Enhancing Leak Location in Buried Water Pipes using Array Signal Processing Techniques: The Effect of Wave Velocity Variation

Abstract

Leakage in buried pipelines is a significant cause of water wastage in distribution systems, resulting in water losses ranging from 30% to 50% in many countries. To address this issue, techniques have been developed to detect leaks in buried pipes over the last few decades. The leak detection procedure typically involves three steps: (1) leak detection, which involves analysis of water pressure/flow measurements along the pipelines; (2) estimation of the approximate region where the leak occurred through local pressure variations; and (3) pinpointing the estimated location of the leak to perform maintenance procedures. Acoustic pinpointing techniques are among the most effective ones to deal with the latter step. These techniques exploit the delays in time of arrival of acoustic waves, caused by the leak, between different sensors placed around the suspected leak. By calculating the cross-spectral densities (CSDs) between sensors and analysing their phase difference over frequency, it is possible to infer the estimated location of the radiating source. Existing methods rely on access points to the pipeline through correlators. However, the buried pipe acts as a radiating source, and its location could also be estimated through ground vibration signals.
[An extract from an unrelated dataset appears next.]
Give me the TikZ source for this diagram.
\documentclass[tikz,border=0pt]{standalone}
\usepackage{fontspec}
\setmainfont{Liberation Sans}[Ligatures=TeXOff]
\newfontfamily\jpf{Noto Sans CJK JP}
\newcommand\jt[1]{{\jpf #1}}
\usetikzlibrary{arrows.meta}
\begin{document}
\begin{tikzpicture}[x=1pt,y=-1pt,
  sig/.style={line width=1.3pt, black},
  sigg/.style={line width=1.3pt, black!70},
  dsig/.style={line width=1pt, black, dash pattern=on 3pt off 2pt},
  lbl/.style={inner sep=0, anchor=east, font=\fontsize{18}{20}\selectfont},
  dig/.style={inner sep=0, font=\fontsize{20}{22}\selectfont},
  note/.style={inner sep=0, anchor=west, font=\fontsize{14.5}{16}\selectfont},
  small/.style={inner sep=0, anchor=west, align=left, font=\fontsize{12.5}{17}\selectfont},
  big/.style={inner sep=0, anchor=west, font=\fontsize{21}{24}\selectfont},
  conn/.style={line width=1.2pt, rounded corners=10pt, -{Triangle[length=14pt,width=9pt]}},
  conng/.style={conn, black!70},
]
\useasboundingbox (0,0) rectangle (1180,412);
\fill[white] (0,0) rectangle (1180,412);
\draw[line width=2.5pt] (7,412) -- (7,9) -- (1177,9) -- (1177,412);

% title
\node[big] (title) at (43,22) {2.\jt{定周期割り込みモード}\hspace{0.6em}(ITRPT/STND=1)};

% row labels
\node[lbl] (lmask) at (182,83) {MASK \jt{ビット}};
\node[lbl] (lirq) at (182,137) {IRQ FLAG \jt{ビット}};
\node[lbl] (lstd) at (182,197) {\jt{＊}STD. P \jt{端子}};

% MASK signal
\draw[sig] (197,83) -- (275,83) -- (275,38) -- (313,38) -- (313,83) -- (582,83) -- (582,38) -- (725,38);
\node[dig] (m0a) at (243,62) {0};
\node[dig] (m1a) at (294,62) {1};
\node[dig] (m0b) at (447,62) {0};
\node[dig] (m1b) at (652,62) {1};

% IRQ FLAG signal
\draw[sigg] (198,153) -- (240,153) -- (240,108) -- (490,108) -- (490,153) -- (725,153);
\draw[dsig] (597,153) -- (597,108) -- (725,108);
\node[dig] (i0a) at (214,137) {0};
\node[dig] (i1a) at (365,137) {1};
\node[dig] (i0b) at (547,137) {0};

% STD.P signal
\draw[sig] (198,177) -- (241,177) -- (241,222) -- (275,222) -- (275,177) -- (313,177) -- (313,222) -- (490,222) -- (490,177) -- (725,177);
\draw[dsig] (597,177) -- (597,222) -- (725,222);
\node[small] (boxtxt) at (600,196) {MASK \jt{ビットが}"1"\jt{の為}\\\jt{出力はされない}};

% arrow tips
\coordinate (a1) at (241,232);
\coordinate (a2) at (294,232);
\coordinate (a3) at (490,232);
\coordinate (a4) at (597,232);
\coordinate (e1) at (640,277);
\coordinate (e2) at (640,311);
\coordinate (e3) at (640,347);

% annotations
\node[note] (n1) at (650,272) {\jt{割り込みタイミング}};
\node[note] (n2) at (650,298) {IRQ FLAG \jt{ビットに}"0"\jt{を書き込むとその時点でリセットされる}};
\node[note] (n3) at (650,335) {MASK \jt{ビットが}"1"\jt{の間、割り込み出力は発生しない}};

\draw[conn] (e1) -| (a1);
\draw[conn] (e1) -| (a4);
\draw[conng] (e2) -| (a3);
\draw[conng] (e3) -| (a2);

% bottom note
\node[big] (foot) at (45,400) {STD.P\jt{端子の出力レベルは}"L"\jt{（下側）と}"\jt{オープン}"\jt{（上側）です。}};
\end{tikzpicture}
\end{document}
Although array signal processing techniques applied to source localization are well-established in the acoustics field, their adaptation to the vibroacoustic field is less well developed. Among the many challenges, the identification of wave velocity is one of the most troublesome. In this paper, the effect of the wave velocity variation on the leak pinpointing is investigated and tested against numerical data. Results show that the estimation of the leak position is sensitive to the wave velocity variabilities. The pinpointing error is found to be more significant in terms of the depth of the pipe, compared to the error on the ground surface.